IT Organizational Structures – CIO to CIO

What is the best approach to your IT organizational structure? Is it having a flat organizational structure, smaller individually focused teams, a centralized or decentralized structure?

To begin to answer that question, CIOs need to first take a hard look at the business objectives and structure of the overall company – highly dispersed locations vs. a few locations, international vs. domestic, large amounts of M&A activity, centralized architecture and platforms vs. disparate.

Then examine the company’s culture. Understanding the culture is important in implementing a governance process that maintains business alignment and client support for IT. Governance can take many forms, so a CIO must implement a structure that will work in his/her environment. Militant centralization in a disbursed organization, or vice versa, can be a very negative experience for everyone. This is an important point to understand.

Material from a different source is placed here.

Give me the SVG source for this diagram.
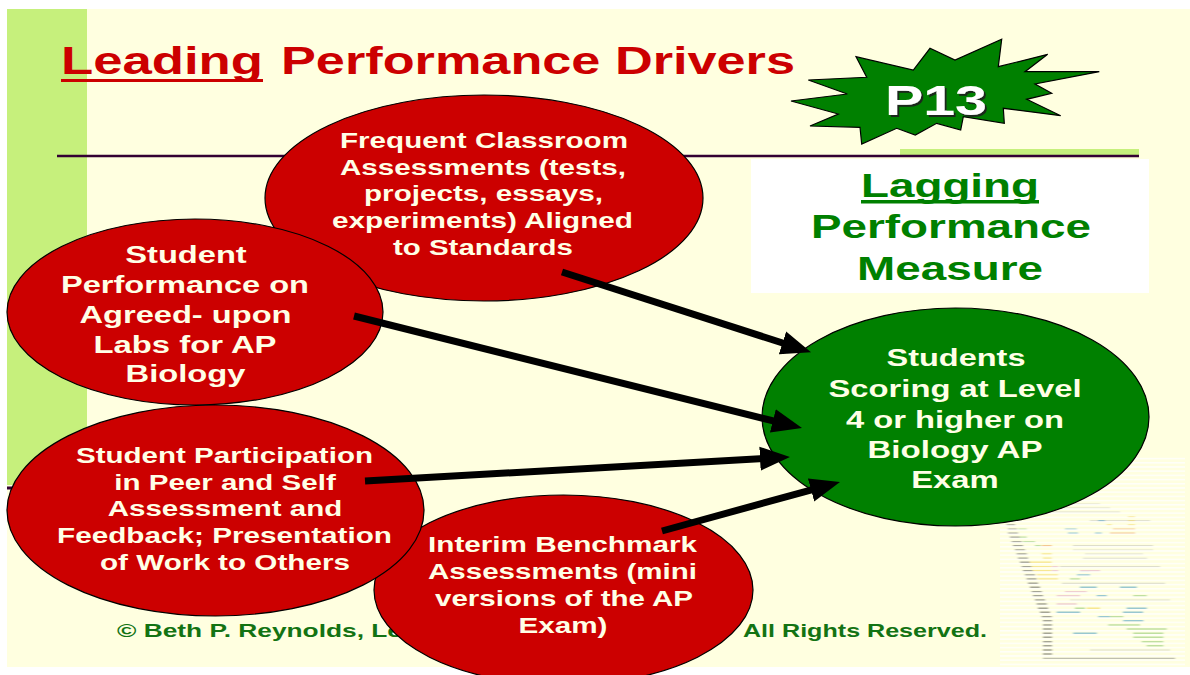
<svg xmlns="http://www.w3.org/2000/svg" width="1190" height="675" viewBox="0 0 1190 675">
<style>
.t{font-family:"Liberation Sans",Arial,sans-serif;font-weight:bold}
.et{fill:#FFFFE6;text-anchor:middle}
.red{fill:#CC0000;stroke:#000;stroke-width:1.2}
.grn{fill:#008000;stroke:#000;stroke-width:1.2}
.gtx{fill:#008000;text-anchor:middle}
.conn{stroke:#000;stroke-width:7;fill:none;marker-end:url(#ah)}
.dk{stroke:#4a4a4a;stroke-width:1.4;opacity:.5}
.lg{stroke:#bdbdb5;stroke-width:1.2;opacity:.5}
</style>
<defs>
<marker id="ah" markerUnits="userSpaceOnUse" viewBox="0 0 30 26" markerWidth="30" markerHeight="26" refX="10" refY="13" orient="auto">
<path d="M0,1 L30,13 L0,25 z" fill="#000"/>
</marker>
<filter id="sh" x="-10%" y="-10%" width="130%" height="140%">
<feDropShadow dx="2" dy="2" stdDeviation="0.6" flood-color="#1a1a1a" flood-opacity="0.9"/>
</filter>
<filter id="blur" x="-5%" y="-5%" width="110%" height="110%">
<feGaussianBlur stdDeviation="1.2 0.3"/>
</filter>
<pattern id="stripes" patternUnits="userSpaceOnUse" width="10" height="4.2">
<rect x="0" y="0" width="10" height="1.5" fill="#ffffff"/>
</pattern>
</defs>

<!-- background -->
<rect width="1190" height="675" fill="#ffffff"/>
<rect x="7" y="9" width="1183" height="658" fill="#FFFFE0"/>
<rect x="7" y="9" width="80" height="476" fill="#C6F07C"/>
<line x1="7" y1="488" x2="60" y2="488" stroke="#330033" stroke-width="3"/>
<rect x="900" y="149" width="239" height="6" fill="#C6F07C"/>
<line x1="57" y1="156" x2="1139" y2="156" stroke="#330033" stroke-width="2.5"/>

<!-- title -->
<g id="title">
<text class="t" x="61" y="74" font-size="38" fill="#CC0000" textLength="202" lengthAdjust="spacingAndGlyphs">Leading</text>
<rect x="61" y="79" width="202" height="3" fill="#CC0000"/>
<text class="t" x="281" y="74" font-size="38" fill="#CC0000" textLength="514" lengthAdjust="spacingAndGlyphs">Performance Drivers</text>
</g>

<!-- star P13 -->
<g id="p13">
<polygon points="791,101 847.3,94 808.3,80 866.7,77.3 856,56.7 913.3,70 930,48.3 955,60 1001.7,39.3 998.3,66.7 1047.7,54.3 1025,71.7 1099.3,71.7 1035,84 1051.7,93.3 1026.7,99.3 1060.7,115.7 1003.3,108.3 1004.3,123.3 963.3,116.7 960.7,130 936.7,123.3 915.3,135 896.7,128.3 861.7,144 860,127.3 810,126 838.3,114" fill="#008000" stroke="#000" stroke-width="1.2"/>
<text class="t" x="885" y="115" font-size="43" fill="#ffffff" filter="url(#sh)" textLength="102" lengthAdjust="spacingAndGlyphs">P13</text>
</g>

<!-- lagging box -->
<g id="lagging">
<rect x="751" y="159" width="398" height="134" fill="#ffffff"/>
<text class="t gtx" x="950" y="196.7" font-size="33" textLength="178" lengthAdjust="spacingAndGlyphs">Lagging</text>
<rect x="861" y="200" width="178" height="3.5" fill="#008000"/>
<text class="t gtx" x="951" y="238.3" font-size="33" textLength="280" lengthAdjust="spacingAndGlyphs">Performance</text>
<text class="t gtx" x="950" y="280" font-size="33" textLength="186" lengthAdjust="spacingAndGlyphs">Measure</text>
</g>

<!-- faint thumbnail picture -->
<g id="thumb">
<g filter="url(#blur)">
<path class="lg" d="M1073,545.7H1153M1073,550H1153M1085,554H1143M1083,558.3H1147M1040,512H1120M1050,508H1110M1060,504H1100M1090,520.7H1150M1060,566.7H1160M1062,583.3H1165M1070,600H1170M1090,650H1170"/>
<path class="dk" d="M1006.7,525H1015M1008,529.3H1017M1008,533.3H1018M1010,537.3H1020M1011.7,541.7H1021.7M1013,545.7H1023M1015,550H1025M1016.7,554H1026.7M1018,558.3H1028M1020,562.3H1030M1021.7,566.7H1031.7M1023,570.7H1033M1025,575H1035M1026.7,579H1036.7M1028,583.3H1038M1030,587.3H1040M1031.7,591.7H1041.7M1033,595.7H1043M1035,600H1045M1036.7,604H1046.7M1038,608.3H1048M1040,612.3H1050M1041.7,616.7H1051.7M1043,620.7H1052M1043,625H1052M1043,629H1052M1043,633.3H1052M1043,637.3H1052M1043,641.7H1052M1043,645.7H1052M1043,650H1052M1043,654H1052"/>
<line x1="1043" y1="658.3" x2="1175" y2="658.3" stroke="#8a8a85" stroke-width="1.2" opacity="0.55"/>
<g stroke-width="1.6" opacity="0.5" fill="none">
<path stroke="#F0D040" d="M1128,516.7H1135M1128,520.7H1135M1128,525H1135M1106.7,525H1111.7M1041.7,554H1051.7M1043,558.3H1051.7M1030,562.3H1051.7M1031.7,566.7H1051.7M1033,570.7H1051.7M1036.7,575H1058M1038,579H1058M1086.7,608.3H1100"/>
<path stroke="#E89040" d="M1113,529.3H1135M1110,533.3H1135M1041.7,545.7H1051.7"/>
<path stroke="#3090C0" d="M1098,520.7H1105M1095,533.3H1101.7M1065,529.3H1076.7M1068,533.3H1078M1080,570.7H1090M1077,575H1090M1080,587.3H1096.7M1120,587.3H1136.7M1096.7,595.7H1106.7M1126.7,608.3H1146.7M1056.7,612.3H1080M1123,612.3H1143M1098.3,616.7H1110M1123.3,620.7H1143.3M1073.3,633.3H1096.7"/>
<path stroke="#80C060" d="M1018,529.3H1026.7M1020,537.3H1026.7M1023,541.7H1035M1035,545.7H1041M1070,579H1080M1133.3,595.7H1146.7M1075,608.3H1085M1110,616.7H1123.3M1108.3,625H1140M1126.7,629H1166.7M1133.3,633.3H1163.3M1133.3,637.3H1163.3M1141.7,641.7H1163.3M1146.7,645.7H1163.3"/>
<path stroke="#E0A0C0" d="M1051.7,566.7H1058.3M1051.7,570.7H1058.3M1080,570.7H1100M1065,591.7H1086.7M1056.7,595.7H1080M1056.7,604H1076.7"/>
</g>
</g>
<rect x="1000" y="457" width="185" height="213" fill="url(#stripes)" opacity="0.8"/>
</g>

<!-- footer -->
<g id="footer">
<text class="t" x="117" y="637" font-size="19" fill="#137313" textLength="285" lengthAdjust="spacingAndGlyphs">© Beth P. Reynolds, Le</text>
<text class="t" x="743" y="637" font-size="19" fill="#137313" textLength="244" lengthAdjust="spacingAndGlyphs">All Rights Reserved.</text>
</g>

<!-- nodes -->
<g id="n1">
<ellipse class="red" cx="484" cy="198" rx="219" ry="103"/>
<text class="t et" font-size="22" x="484" y="147.7" textLength="288" lengthAdjust="spacingAndGlyphs">Frequent Classroom</text>
<text class="t et" font-size="22" x="483" y="174.5" textLength="286" lengthAdjust="spacingAndGlyphs">Assessments (tests,</text>
<text class="t et" font-size="22" x="483.5" y="201" textLength="239" lengthAdjust="spacingAndGlyphs">projects, essays,</text>
<text class="t et" font-size="22" x="482.5" y="227.7" textLength="301" lengthAdjust="spacingAndGlyphs">experiments) Aligned</text>
<text class="t et" font-size="22" x="483" y="255" textLength="180" lengthAdjust="spacingAndGlyphs">to Standards</text>
</g>

<g id="n2">
<ellipse class="red" cx="195" cy="312" rx="188" ry="93"/>
<text class="t et" font-size="24" x="186" y="263" textLength="121.5" lengthAdjust="spacingAndGlyphs">Student</text>
<text class="t et" font-size="24" x="185" y="292.7" textLength="248" lengthAdjust="spacingAndGlyphs">Performance on</text>
<text class="t et" font-size="24" x="185.5" y="322.7" textLength="212" lengthAdjust="spacingAndGlyphs">Agreed- upon</text>
<text class="t et" font-size="24" x="185" y="352.7" textLength="183" lengthAdjust="spacingAndGlyphs">Labs for AP</text>
<text class="t et" font-size="24" x="185.5" y="381.7" textLength="120" lengthAdjust="spacingAndGlyphs">Biology</text>
</g>

<g id="n5">
<ellipse class="red" cx="563.5" cy="590" rx="189.5" ry="95"/>
<text class="t et" font-size="22" x="562.5" y="551.5" textLength="269" lengthAdjust="spacingAndGlyphs">Interim Benchmark</text>
<text class="t et" font-size="22" x="562.5" y="578.5" textLength="269" lengthAdjust="spacingAndGlyphs">Assessments (mini</text>
<text class="t et" font-size="22" x="564" y="605.5" textLength="258" lengthAdjust="spacingAndGlyphs">versions of the AP</text>
<text class="t et" font-size="22" x="563" y="632.5" textLength="89" lengthAdjust="spacingAndGlyphs">Exam)</text>
</g>

<g id="n4">
<ellipse class="red" cx="215.5" cy="510.5" rx="208.5" ry="105.5"/>
<text class="t et" font-size="22" x="224.5" y="463.3" textLength="297" lengthAdjust="spacingAndGlyphs">Student Participation</text>
<text class="t et" font-size="22" x="225" y="489.5" textLength="221.5" lengthAdjust="spacingAndGlyphs">in Peer and Self</text>
<text class="t et" font-size="22" x="225" y="516" textLength="234.5" lengthAdjust="spacingAndGlyphs">Assessment and</text>
<text class="t et" font-size="22" x="224.5" y="542.7" textLength="335" lengthAdjust="spacingAndGlyphs">Feedback; Presentation</text>
<text class="t et" font-size="22" x="225" y="570" textLength="250" lengthAdjust="spacingAndGlyphs">of Work to Others</text>
</g>

<g id="n6">
<ellipse class="grn" cx="955.5" cy="417" rx="193.5" ry="109"/>
<text class="t et" font-size="23" x="956" y="366" textLength="139" lengthAdjust="spacingAndGlyphs">Students</text>
<text class="t et" font-size="23" x="955" y="397" textLength="253" lengthAdjust="spacingAndGlyphs">Scoring at Level</text>
<text class="t et" font-size="23" x="955" y="427.5" textLength="218" lengthAdjust="spacingAndGlyphs">4 or higher on</text>
<text class="t et" font-size="23" x="955" y="457.5" textLength="175" lengthAdjust="spacingAndGlyphs">Biology AP</text>
<text class="t et" font-size="23" x="955" y="488" textLength="87.5" lengthAdjust="spacingAndGlyphs">Exam</text>
</g>

<!-- connectors -->
<g id="connectors">
<path class="conn" d="M562,272 L792,346"/>
<path class="conn" d="M354,316 L782.6,423.2"/>
<path class="conn" d="M365,481 L770,458.1"/>
<path class="conn" d="M662,531 L820.7,487.3"/>
</g>
</svg>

Being able to scale up (grow and prosper) or scale down (shrink and survive) in a timely and effective way is a good sign of a healthy business. An IT organization should also follow the same structure.  A structure should be able to scale up or shrink to meet changing business cycles. An IT structure that is not shrinking with the business will not be look upon favorably.

In my career, my success came from implementing small focused teams located close to the business units/managers as possible. I would organize my teams around required disciplines (BA/SA/DEV) with support form other teams (DBA/QA). This structure allows the team to leverage the knowledge/skills of each team member and allows them to fully understand the business they are supporting. A siloed structure has a tendency to lead to “generalists” that may not be as effective and efficient as the focused team.

I believe that the solution needs to fit the problem. The circumstances of the company, cultures, timing of the business cycle, etc. all influenced what is most effective.